In: Finance
a) Describe four feasible ways for small firms to raise capital. b) Describe two advantages and two disadvantages for firms to raise capital through debt instead of equity. (4 mark) c) Explain the difference between IPO underwriting spread and IPO underpricing.
a) Describe four feasible ways for small firms to raise capital.
1. Owner's capital: Nowadays boot-strapping is becoming more popular as it gives the entrepreneurs more freedom & comfort in knowing that that they have their skin in the game.
2. Small Business loans: Governments are trying to boost startups morale by giving more room to such firms to avail small business loans.
3. Angel investors: Angel investors (mostly venture capitalists) invest in small firms. This not only helps in bringing money but also with some expertise & experiance.
4. Crowdfunding: Crowdfunding is the use of small amounts of capital from a large number of individuals to finance a new business venture
b) Describe two advantages and two disadvantages for firms to raise capital through debt instead of equity.
Advantages
1. Control: aking out a loan is temporary. The relationship ends when the debt is repaid. The lender does not have any say in how the owner runs his business.
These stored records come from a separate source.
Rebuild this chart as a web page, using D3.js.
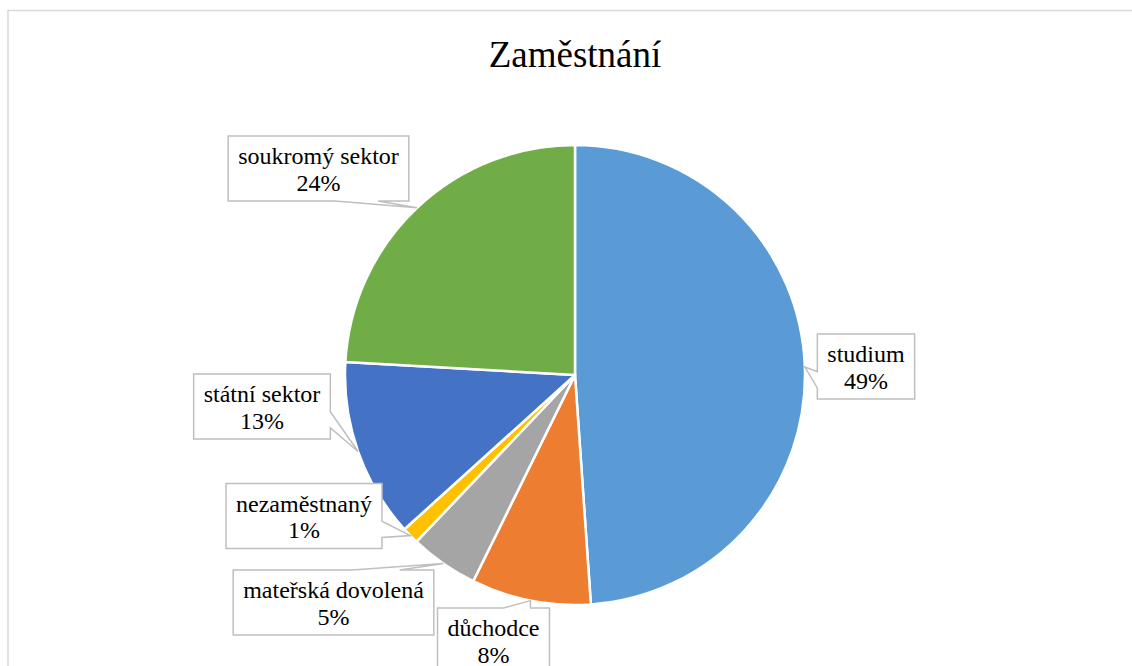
<!DOCTYPE html>
<html>
	<head>
		<meta charset="utf-8">
		<script src="https://d3js.org/d3.v7.min.js"></script>
		<style>
			body { margin: 0; background: #fff; }
		</style>
	</head>
	<body>
		<svg id="chart" width="1132" height="666"></svg>
	<script>
	// data
	var categories = ["studium", "důchodce", "mateřská dovolená", "nezaměstnaný", "státní sektor", "soukromý sektor"];
	var values = [48.9, 8.4, 4.8, 1.2, 12.6, 24.1];
	var colors = ["#5B9BD5", "#ED7D31", "#A5A5A5", "#FFC000", "#4472C4", "#70AD47"];
	var title = "Zaměstnání";

	// where each callout box sits (box centre)
	var labelPos = [[866, 366.5], [493.5, 640.5], [333.5, 602.5], [304, 516], [262, 406.5], [318.5, 168.5]];

	var serif = "'Liberation Serif', 'Times New Roman', Tinos, 'DejaVu Serif', serif";

	var svg = d3.select("#chart"),
		width = +svg.attr("width"),
		height = +svg.attr("height");

	var cx = 575, cy = 375, radius = 230;

	svg.append("rect")
		.attr("x", 8).attr("y", 10.5)
		.attr("width", width + 10).attr("height", height)
		.attr("fill", "#fff")
		.attr("stroke", "#D9D9D9")
		.attr("stroke-width", 1.5);

	svg.append("text")
		.attr("x", cx).attr("y", 67)
		.attr("text-anchor", "middle")
		.attr("font-family", serif)
		.attr("font-size", 37)
		.attr("fill", "#000")
		.text(title);

	var total = d3.sum(values);
	var fmt = d3.format(".0%");

	var pie = d3.pie().sort(null).value(function(d){ return d; });
	var arcs = pie(values);
	var arc = d3.arc().innerRadius(0).outerRadius(radius);

	var g = svg.append("g").attr("transform", "translate(" + cx + "," + cy + ")");

	g.selectAll("path.slice")
		.data(arcs)
		.enter().append("path")
			.attr("class", "slice")
			.attr("d", arc)
			.attr("fill", function(d, i){ return colors[i]; })
			.attr("stroke", "#fff")
			.attr("stroke-width", 2.5)
			.attr("stroke-linejoin", "round");

	// callout shape: box with a wedge pointing at tip
	function callout(x0, y0, w, h, tip) {
		var x1 = x0 + w, y1 = y0 + h, mx = x0 + w/2, my = y0 + h/2;
		var nx = (tip[0] - mx) / (w/2), ny = (tip[1] - my) / (h/2);
		var side;
		if (Math.abs(ny) > Math.abs(nx)) side = ny > 0 ? "bottom" : "top";
		else side = nx > 0 ? "right" : "left";
		var pts = [];
		if (side == "top" || side == "bottom") {
			var s = tip[0] >= mx ? 1 : -1;
			var a = mx + s*0.09*w, b = mx + s*0.33*w;
			var lo = Math.min(a, b), hi = Math.max(a, b);
			var ey = side == "top" ? y0 : y1;
			var wedge = [[lo, ey], tip, [hi, ey]];
			if (side == "top") pts = [[x0, y0]].concat(wedge, [[x1, y0], [x1, y1], [x0, y1]]);
			else pts = [[x0, y0], [x1, y0], [x1, y1]].concat(wedge.reverse(), [[x0, y1]]);
		} else {
			var s2 = tip[1] >= my ? 1 : -1;
			var c = my + s2*0.08*h, e = my + s2*0.33*h;
			var lo2 = Math.min(c, e), hi2 = Math.max(c, e);
			var ex = side == "left" ? x0 : x1;
			var wedge2 = [[ex, lo2], tip, [ex, hi2]];
			if (side == "right") pts = [[x0, y0], [x1, y0]].concat(wedge2, [[x1, y1], [x0, y1]]);
			else pts = [[x0, y0], [x1, y0], [x1, y1], [x0, y1]].concat(wedge2.reverse());
		}
		return "M" + pts.map(function(p){ return p[0] + "," + p[1]; }).join("L") + "Z";
	}

	var labels = svg.append("g");
	arcs.forEach(function(d, i) {
		var mid = (d.startAngle + d.endAngle) / 2;
		var tip = [cx + radius * Math.sin(mid), cy - radius * Math.cos(mid)];
		var pos = labelPos[i];
		var lg = labels.append("g");
		var shape = lg.append("path");
		var t = lg.append("text")
			.attr("text-anchor", "middle")
			.attr("font-family", serif)
			.attr("font-size", 24)
			.attr("fill", "#000");
		t.append("tspan").attr("x", pos[0]).attr("y", pos[1] - 4.5).text(categories[i]);
		t.append("tspan").attr("x", pos[0]).attr("y", pos[1] + 22).text(fmt(values[i] / total));
		var tw = 0;
		t.selectAll("tspan").each(function(){ tw = Math.max(tw, this.getComputedTextLength()); });
		var w = tw + 20, h = 65;
		shape.attr("d", callout(pos[0] - w/2, pos[1] - h/2, w, h, tip))
			.attr("fill", "#fff")
			.attr("stroke", "#BFBFBF")
			.attr("stroke-width", 1.5);
	});
	</script>
	</body>
</html>
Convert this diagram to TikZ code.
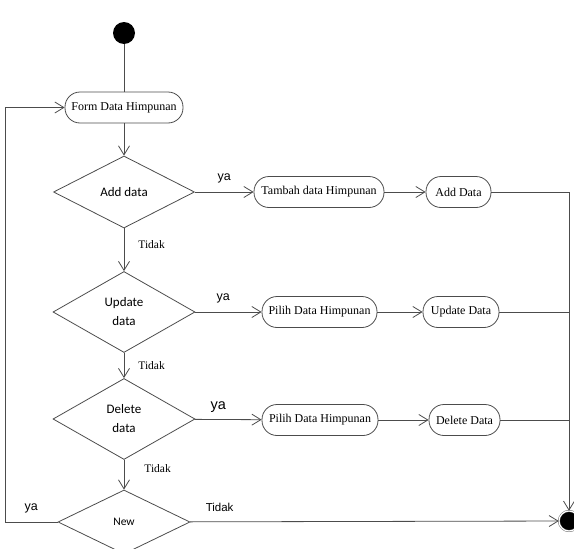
\documentclass[tikz,border=0pt]{standalone}
\usepackage{fontspec}
\setmainfont{Liberation Serif}
\newfontfamily\dgfont{Carlito}
\newfontfamily\lbfont{Liberation Sans}
\usetikzlibrary{shapes.geometric,arrows.meta}
\begin{document}
\begin{tikzpicture}[x=1pt,y=-1pt,>={Straight Barb[length=9pt,width=11pt]},
    line/.style={draw=black!70,line width=0.8pt},
    act/.style={draw=black!70,line width=0.8pt,rounded corners=15pt,minimum height=31pt,inner sep=0pt,font=\fontsize{12}{14}\selectfont},
    dec/.style={diamond,draw=black!70,line width=0.8pt,inner sep=0pt,align=center,font=\dgfont\fontsize{13}{19}\selectfont},
    lbl/.style={inner sep=1pt,font=\fontsize{11.5}{13}\selectfont},
    yes/.style={inner sep=1pt,font=\lbfont\fontsize{12.5}{14}\selectfont}]
    \useasboundingbox (0,0) rectangle (574,549);
    % start, form and decisions
    \node[circle,fill=black,minimum size=22pt,inner sep=0pt] (S_0) at (124,33) {};
    \node[act,minimum width=118pt] (F_0) at (124,107.5) {Form Data Himpunan};
    \node[dec,minimum width=141pt,minimum height=72pt] (D_1) at (124,192) {Add data};
    \node[dec,minimum width=142pt,minimum height=81pt] (D_2) at (124,312) {Update\\data};
    \node[dec,minimum width=142pt,minimum height=81pt] (D_3) at (124,419) {Delete\\data};
    \node[dec,minimum width=132pt,minimum height=64pt,font=\dgfont\fontsize{11.5}{13}\selectfont] (D_4) at (124,522) {New};
    % actions
    \node[act,minimum width=130pt] (T_1) at (319,192) {Tambah data Himpunan};
    \node[act,minimum width=65pt] (A_1) at (458.5,192) {Add Data};
    \node[act,minimum width=115pt] (P_2) at (319.5,312) {Pilih Data Himpunan};
    \node[act,minimum width=76pt] (U_2) at (461,312) {Update Data};
    \node[act,minimum width=116pt] (P_3) at (320,420) {Pilih Data Himpunan};
    \node[act,minimum width=71pt] (X_3) at (464.5,420) {Delete Data};
    % end
    \node[circle,fill=black,draw=black!70,double=white,double distance=1.2pt,minimum size=20pt,inner sep=0pt] (E) at (569,521) {};
    \coordinate (L) at (5,522);

    \draw[line] (S_0) -- (F_0);
    \draw[line,->] (F_0) -- (D_1);
    \draw[line,->] (D_1) -- node[lbl,right=13pt,pos=0.39] {Tidak} (D_2);
    \draw[line,->] (D_2) -- node[lbl,right=13pt] {Tidak} (D_3);
    \draw[line,->] (D_3) -- node[lbl,right=19pt,pos=0.3] {Tidak} (D_4);

    \draw[line,->] (D_1) -- node[yes,above=8pt] {ya} (T_1);
    \draw[line,->] (T_1) -- (A_1);
    \draw[line,->] (A_1) -| (E);
    \draw[line,->] (D_2) -- node[yes,above=8pt,pos=0.42] {ya} (P_2);
    \draw[line,->] (P_2) -- (U_2);
    \draw[line] (U_2) -- (U_2 -| E);
    \draw[line,->] (D_3) -- node[yes,above=6pt,pos=0.35,font=\lbfont\fontsize{14.5}{16}\selectfont] {ya} (P_3);
    \draw[line,->] (P_3) -- (X_3);
    \draw[line] (X_3) -- (X_3 -| E);

    \draw[line,->] (D_4) -- node[yes,above=9pt,pos=0.08,font=\lbfont\fontsize{11.5}{13}\selectfont] {Tidak} (E);
    \draw[line,->] (D_4.west) -- node[yes,above=8pt] {ya} (L) |- (F_0);
\end{tikzpicture}
\end{document}
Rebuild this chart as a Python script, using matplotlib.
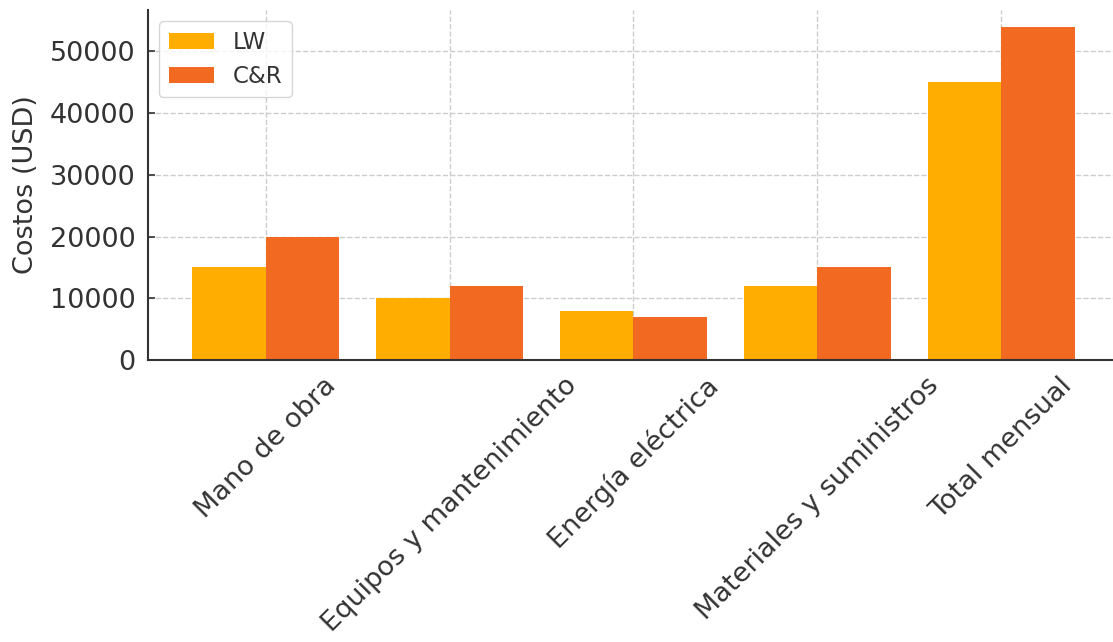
import numpy as np
import matplotlib.pyplot as plt

# monthly costs by item, two scenarios
categorias = ['Mano de obra', 'Equipos y mantenimiento', 'Energía eléctrica',
              'Materiales y suministros', 'Total mensual']
costos_lw = [15000, 10000, 8000, 12000, 45000]
costos_cr = [20000, 12000, 7000, 15000, 54000]

color_lw = '#FFAE00'
color_cr = '#F26A22'
texto = '#333333'

fig = plt.figure(figsize=(11.13, 6.42), dpi=100)
ax = fig.add_axes([148/1113, 282/642, 971/1113, 350/642])

x = np.arange(len(categorias))
w = 0.4
ax.bar(x - w/2, costos_lw, w, color=color_lw, label='LW')
ax.bar(x + w/2, costos_cr, w, color=color_cr, label='C&R')

ax.set_xticks(x)
ax.set_xticklabels(categorias, rotation=45, fontsize=19.5, color=texto)
ax.set_ylabel('Costos (USD)', fontsize=19.5, color=texto, labelpad=8)
ax.tick_params(axis='y', labelsize=19.5, labelcolor=texto, pad=9)
ax.tick_params(axis='x', pad=9)
ax.tick_params(direction='in', color=texto, length=5, width=1.2)

ax.grid(True, linestyle='--', color='#cccccc', linewidth=1)
ax.set_axisbelow(True)
for s in ['top', 'right']:
    ax.spines[s].set_visible(False)
for s in ['left', 'bottom']:
    ax.spines[s].set_color(texto)
    ax.spines[s].set_linewidth(1.5)

leg = ax.legend(loc='upper left', fontsize=16.5, frameon=True)
for t in leg.get_texts():
    t.set_color(texto)

fig.savefig('out.png', dpi=100)
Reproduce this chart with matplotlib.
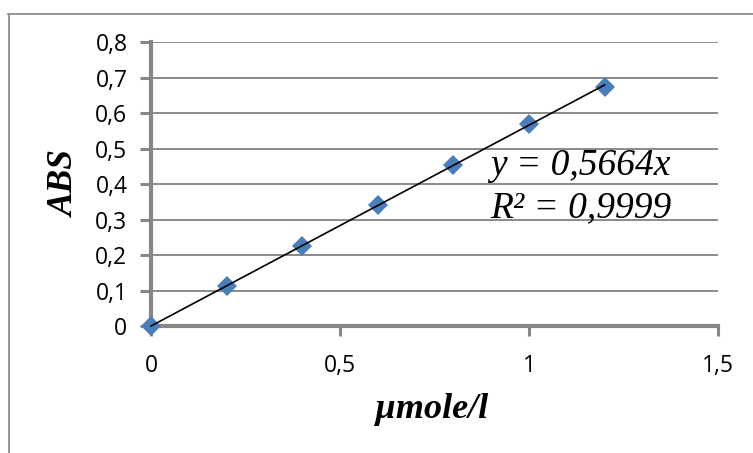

2. Taxes: Loan interest is tax deductible, whereas dividends paid to shareholders are not.
Disadvantages
1. Collateral: Lenders will typically demand that certain assets of the company be held as collateral, and the owner is often required to guarantee the loan personally
2. Fixed payments: Principal and interest payments must be made on specified dates without fail. Businesses that have unpredictable cash flows might have difficulties making loan payments.
c) Explain the difference between IPO underwriting spread and IPO underpricing.
IPO Underwriting spread: The underwriting spread is the difference between the amount that a securities underwriter return to an issuer and the total proceeds gained from the issue.
IPO Underpricing: Underpricing is the practice of listing an initial public offering (IPO) at a price below its real value in the stock market.